Operational KPIs and data governance
- Coverage: % of municipal services/areas monitored.
- Average detection-to-action time: from a sentiment spike to a recorded action.
- False positive/negative rate in topical classification.
- Level of anonymization: % of records with identifiers removed.
- Compliance: records of consents and completed audits.
Common risks and how to mitigate them
- Sample bias: offset with representative surveys and demographic reweighting.
- Noise and sarcasm on social media: include human review on samples and retrain models with local data.
- False sense of representativeness: pair analysis with participation and coverage indicators.
- Vendor lock-in: keep reproducible pipelines and documented models (consider maintaining exports and interoperability policies).
Practical implementation in 90 days
Minimum viable plan (MVP) in 3 stages:
- Month 0–1: Select pilot sources (surveys + local social media), define taxonomy and legal requirements.
- Month 1–2: Build the pipeline: ingestion, anonymization, a basic sentiment model + human review on samples.
- Month 2–3: Integrate with an operational dashboard and define SLAs for response. Perform an internal compliance audit for GDPR/EU AI Act and ENS security.
At OptimTech we've found that starting with a limited pilot makes it easier to validate assumptions without scaling risks; the goal is for the pilot to produce measurable actions (e.g., 5 incidents resolved with prioritization based on sentiment).

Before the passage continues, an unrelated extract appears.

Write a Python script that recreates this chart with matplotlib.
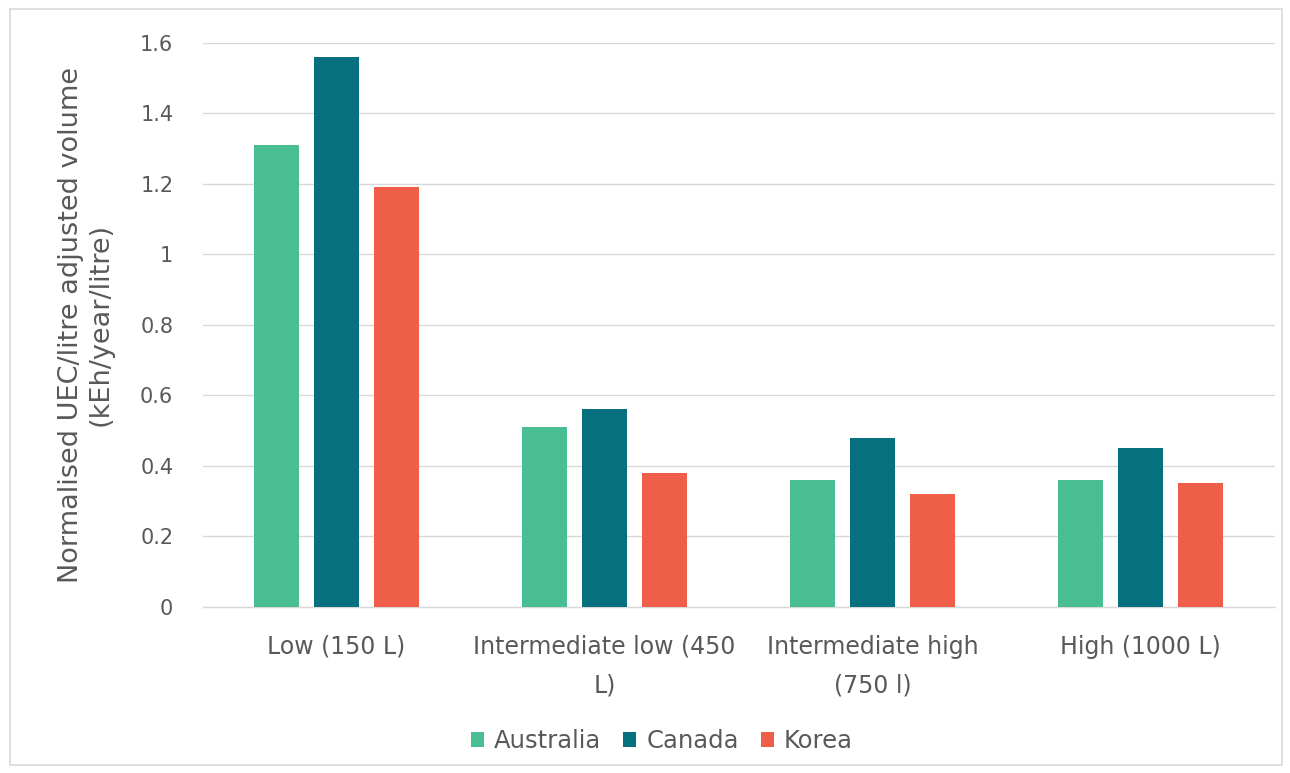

Takeaway / Recommended action
Immediate action: define a 90-day pilot combining one administrative source (survey or citizen mailbox) and one public source (local social platform), document the legal basis and taxonomy, and link the results to an operational workflow with SLAs. If you need a legal and technical checklist to get started, integrate GDPR, EU AI Act, and ENS from the design phase and formalize mandatory human review for sensitive topics.